**What is needed:** Transcribe every entry word for word, leaving out all images.
--------------------
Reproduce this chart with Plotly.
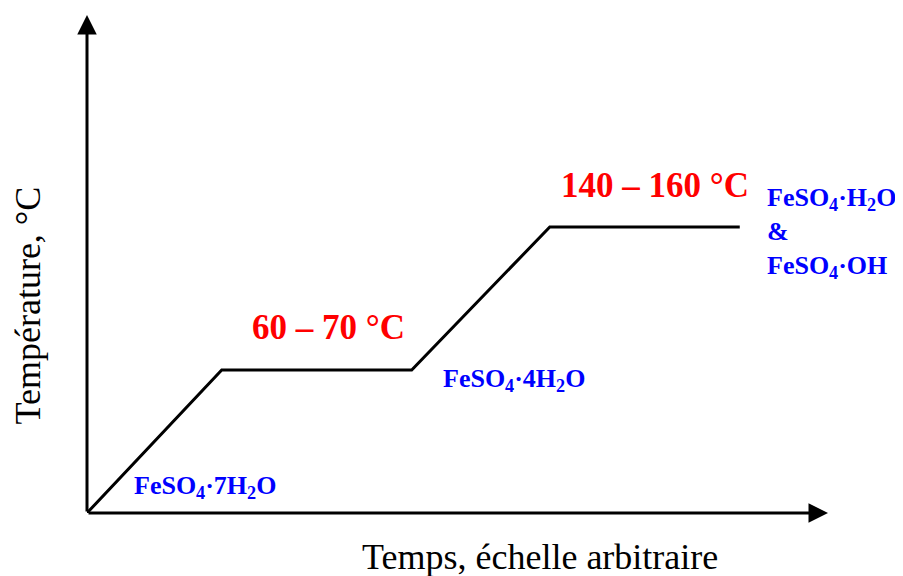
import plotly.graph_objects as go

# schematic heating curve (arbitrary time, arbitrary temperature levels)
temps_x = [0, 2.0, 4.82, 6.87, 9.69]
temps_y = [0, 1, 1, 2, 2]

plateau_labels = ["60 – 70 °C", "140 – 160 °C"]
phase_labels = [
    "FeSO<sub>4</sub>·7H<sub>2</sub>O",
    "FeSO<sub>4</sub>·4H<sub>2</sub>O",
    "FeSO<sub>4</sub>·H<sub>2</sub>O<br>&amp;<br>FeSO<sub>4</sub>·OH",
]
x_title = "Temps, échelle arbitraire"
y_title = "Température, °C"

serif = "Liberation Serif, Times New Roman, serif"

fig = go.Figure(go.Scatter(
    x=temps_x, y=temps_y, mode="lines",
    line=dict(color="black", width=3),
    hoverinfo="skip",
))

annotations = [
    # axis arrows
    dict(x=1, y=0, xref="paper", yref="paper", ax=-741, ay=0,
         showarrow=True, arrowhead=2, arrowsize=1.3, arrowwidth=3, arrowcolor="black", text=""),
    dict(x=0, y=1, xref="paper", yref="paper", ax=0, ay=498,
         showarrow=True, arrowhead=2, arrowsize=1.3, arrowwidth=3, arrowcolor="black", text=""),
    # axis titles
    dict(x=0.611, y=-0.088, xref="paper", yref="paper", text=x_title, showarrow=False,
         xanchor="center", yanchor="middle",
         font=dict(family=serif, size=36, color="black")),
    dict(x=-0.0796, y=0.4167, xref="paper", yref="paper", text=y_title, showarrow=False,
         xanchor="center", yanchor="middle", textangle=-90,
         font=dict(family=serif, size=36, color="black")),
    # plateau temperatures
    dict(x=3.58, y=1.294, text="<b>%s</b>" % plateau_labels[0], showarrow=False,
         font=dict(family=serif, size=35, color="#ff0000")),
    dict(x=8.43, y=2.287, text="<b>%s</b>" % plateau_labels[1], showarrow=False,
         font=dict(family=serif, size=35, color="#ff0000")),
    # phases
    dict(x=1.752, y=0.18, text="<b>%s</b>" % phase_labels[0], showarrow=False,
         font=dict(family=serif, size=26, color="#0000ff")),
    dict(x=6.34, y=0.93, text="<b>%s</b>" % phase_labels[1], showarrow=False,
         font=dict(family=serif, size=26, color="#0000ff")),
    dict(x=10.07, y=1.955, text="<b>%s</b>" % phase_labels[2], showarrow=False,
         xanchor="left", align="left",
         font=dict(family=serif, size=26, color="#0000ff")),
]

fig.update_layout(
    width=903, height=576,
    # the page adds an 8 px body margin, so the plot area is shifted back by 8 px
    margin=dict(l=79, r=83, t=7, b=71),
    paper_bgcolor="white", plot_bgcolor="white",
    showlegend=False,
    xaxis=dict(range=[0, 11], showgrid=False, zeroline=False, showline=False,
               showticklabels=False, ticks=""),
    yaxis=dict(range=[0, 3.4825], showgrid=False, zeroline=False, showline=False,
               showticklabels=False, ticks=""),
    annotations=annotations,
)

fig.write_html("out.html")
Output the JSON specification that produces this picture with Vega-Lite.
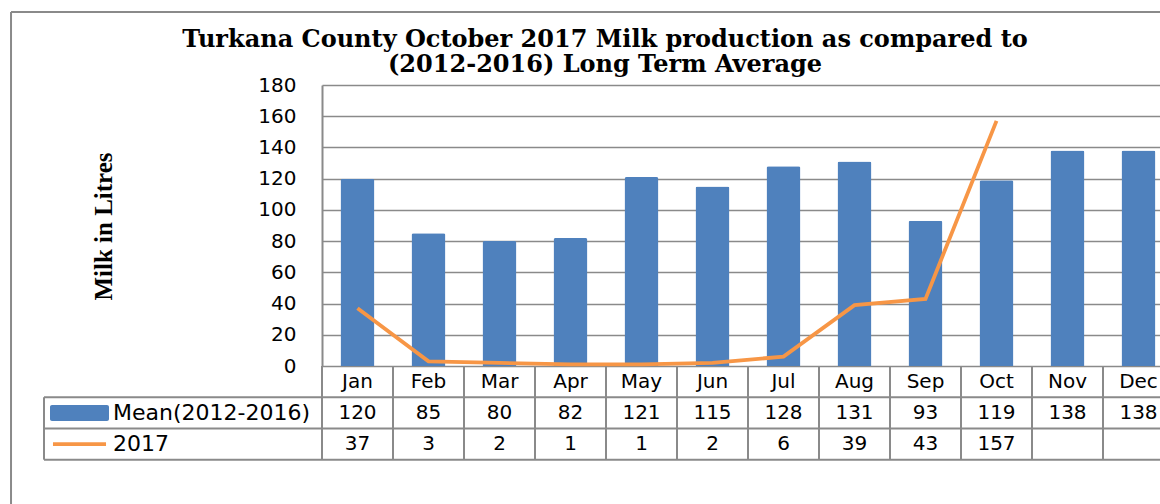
--------------------
**Exercise solution:**
Reproduce this chart with Plotly.
import plotly.graph_objects as go

# schematic heating curve (arbitrary time, arbitrary temperature levels)
temps_x = [0, 2.0, 4.82, 6.87, 9.69]
temps_y = [0, 1, 1, 2, 2]

plateau_labels = ["60 – 70 °C", "140 – 160 °C"]
phase_labels = [
    "FeSO<sub>4</sub>·7H<sub>2</sub>O",
    "FeSO<sub>4</sub>·4H<sub>2</sub>O",
    "FeSO<sub>4</sub>·H<sub>2</sub>O<br>&amp;<br>FeSO<sub>4</sub>·OH",
]
x_title = "Temps, échelle arbitraire"
y_title = "Température, °C"

serif = "Liberation Serif, Times New Roman, serif"

fig = go.Figure(go.Scatter(
    x=temps_x, y=temps_y, mode="lines",
    line=dict(color="black", width=3),
    hoverinfo="skip",
))

annotations = [
    # axis arrows
    dict(x=1, y=0, xref="paper", yref="paper", ax=-741, ay=0,
         showarrow=True, arrowhead=2, arrowsize=1.3, arrowwidth=3, arrowcolor="black", text=""),
    dict(x=0, y=1, xref="paper", yref="paper", ax=0, ay=498,
         showarrow=True, arrowhead=2, arrowsize=1.3, arrowwidth=3, arrowcolor="black", text=""),
    # axis titles
    dict(x=0.611, y=-0.088, xref="paper", yref="paper", text=x_title, showarrow=False,
         xanchor="center", yanchor="middle",
         font=dict(family=serif, size=36, color="black")),
    dict(x=-0.0796, y=0.4167, xref="paper", yref="paper", text=y_title, showarrow=False,
         xanchor="center", yanchor="middle", textangle=-90,
         font=dict(family=serif, size=36, color="black")),
    # plateau temperatures
    dict(x=3.58, y=1.294, text="<b>%s</b>" % plateau_labels[0], showarrow=False,
         font=dict(family=serif, size=35, color="#ff0000")),
    dict(x=8.43, y=2.287, text="<b>%s</b>" % plateau_labels[1], showarrow=False,
         font=dict(family=serif, size=35, color="#ff0000")),
    # phases
    dict(x=1.752, y=0.18, text="<b>%s</b>" % phase_labels[0], showarrow=False,
         font=dict(family=serif, size=26, color="#0000ff")),
    dict(x=6.34, y=0.93, text="<b>%s</b>" % phase_labels[1], showarrow=False,
         font=dict(family=serif, size=26, color="#0000ff")),
    dict(x=10.07, y=1.955, text="<b>%s</b>" % phase_labels[2], showarrow=False,
         xanchor="left", align="left",
         font=dict(family=serif, size=26, color="#0000ff")),
]

fig.update_layout(
    width=903, height=576,
    # the page adds an 8 px body margin, so the plot area is shifted back by 8 px
    margin=dict(l=79, r=83, t=7, b=71),
    paper_bgcolor="white", plot_bgcolor="white",
    showlegend=False,
    xaxis=dict(range=[0, 11], showgrid=False, zeroline=False, showline=False,
               showticklabels=False, ticks=""),
    yaxis=dict(range=[0, 3.4825], showgrid=False, zeroline=False, showline=False,
               showticklabels=False, ticks=""),
    annotations=annotations,
)

fig.write_html("out.html")
Output the JSON specification that produces this picture with Vega-Lite.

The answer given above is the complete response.